All of this must surely have made Hamilton, who was on his way to a record-equalling fifth British GP victory, feel like all his Christmases had come at once. Not only had he won, not only had Bottas come through to take second, not only had Ferrari not been at the races, but the tyre drama had relegated his title rival to seventh and allowed him to close to within one point of Vettel in the drivers' championship. Cue his now-trademark British GP crowd surfing.

To say he was entirely without worries in the race wouldn't be accurate.

He did have a blister on his front-right Pirelli in the second stint and, despite there being no other worrying signs, he took it easy on the final two laps, using what he described as 50-60% throttle and circulating six-to-seven seconds off the fastest lap he had banged in four laps from home - just to make sure that what might prove to be a turning point in the world championship battle was not threatened by misfortune.

"I wasn't looking for a relief, and I don't feel like it's a relief," said Hamilton.

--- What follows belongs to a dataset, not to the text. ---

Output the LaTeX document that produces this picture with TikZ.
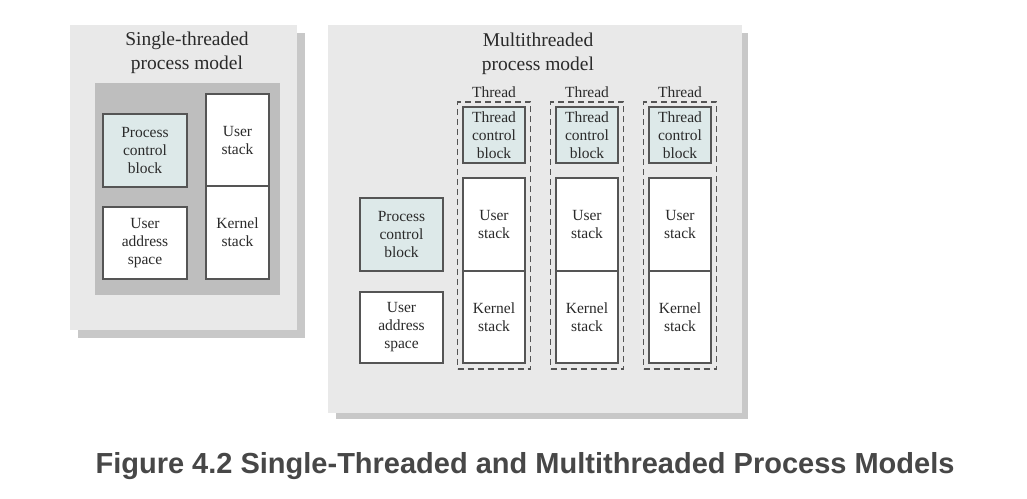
\documentclass[tikz,border=0pt]{standalone}
\usepackage{fontspec}
\setmainfont{Liberation Serif}
\newfontfamily\capfont{Liberation Sans}
\usetikzlibrary{positioning}
\definecolor{panelgray}{HTML}{E9E9E9}
\definecolor{shadowgray}{HTML}{C8C8C8}
\definecolor{innergray}{HTML}{BEBEBE}
\definecolor{pcbblue}{HTML}{DDE9E9}
\definecolor{edgegray}{HTML}{555555}
\definecolor{txtgray}{HTML}{2A2A2A}
\definecolor{capgray}{HTML}{474747}
\begin{document}
\begin{tikzpicture}[x=1pt,y=-1pt,
  blk/.style={draw=edgegray,line width=1.3pt,fill=white,inner sep=0pt,
    align=center,text=txtgray,font=\fontsize{15.5}{18}\selectfont},
  bluebox/.style={blk,fill=pcbblue},
  dashbox/.style={draw=edgegray,line width=1.2pt,dash pattern=on 6pt off 4pt,
    minimum width=73pt,minimum height=267pt,inner sep=0pt},
  ttl/.style={text=txtgray,align=center,font=\fontsize{19.5}{24.5}\selectfont},
  thr/.style={text=txtgray,font=\fontsize{15.5}{18}\selectfont}]
\useasboundingbox (0,0) rectangle (1027,498);
\fill[white] (0,0) rectangle (1027,498);
% left panel
\fill[shadowgray] (78,33) rectangle (305,338);
\fill[panelgray] (70,25) rectangle (297,330);
\fill[innergray] (95,83) rectangle (280,295);
\node[ttl] (stitle) at (187,53) {Single-threaded\\process model};
\node[bluebox,minimum width=84pt,minimum height=73pt] (spcb) at (145,150.5) {Process\\control\\block};
\node[blk,minimum width=84pt,minimum height=72pt] (suas) at (145,243) {User\\address\\space};
\node[blk,minimum width=63pt,minimum height=92pt] (sus) at (237.5,140) {User\\stack};
\node[blk,minimum width=63pt,minimum height=93pt] (sks) at (237.5,232.5) {Kernel\\stack};
% right panel
\fill[shadowgray] (336,33) rectangle (748,419);
\fill[panelgray] (328,25) rectangle (742,413);
\node[ttl] (mtitle) at (538,54) {Multithreaded\\process model};
\node[bluebox,minimum width=83pt,minimum height=73pt] (mpcb) at (401.5,234.5) {Process\\control\\block};
\node[blk,minimum width=83pt,minimum height=71pt] (muas) at (401.5,327.5) {User\\address\\space};
\foreach \i/\cx in {1/494,2/587,3/680}{
  \node[dashbox] (dash\i) at (\cx,235.5) {};
  \node[thr,anchor=base] (tlab\i) at (\cx,97) {Thread};
  \node[bluebox,minimum width=62pt,minimum height=56pt] (tcb\i) at (\cx,135) {Thread\\control\\block};
  \node[blk,minimum width=62pt,minimum height=93pt] (tus\i) at (\cx,224.5) {User\\stack};
  \node[blk,minimum width=62pt,minimum height=92pt] (tks\i) at (\cx,317) {Kernel\\stack};
}
% caption
\node[text=capgray,font=\capfont\bfseries\fontsize{29}{34}\selectfont] (cap) at (525,466)
  {Figure 4.2 Single-Threaded and Multithreaded Process Models};
\end{tikzpicture}
\end{document}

"Points-wise, it's nice to be only one point behind, but when I came across the line, winning my home grand prix was the most important thing - and also the way we did the whole weekend. That's the thing I'm solely focusing on right now."

The way Mercedes did the whole weekend will be on Ferrari's mind too. The next race in Hungary is a very different circuit, one that should play to its strengths and, based on the pattern established early in the season, it should be favourite for.

But all the signs are that the Silver Arrows are getting ever sharper.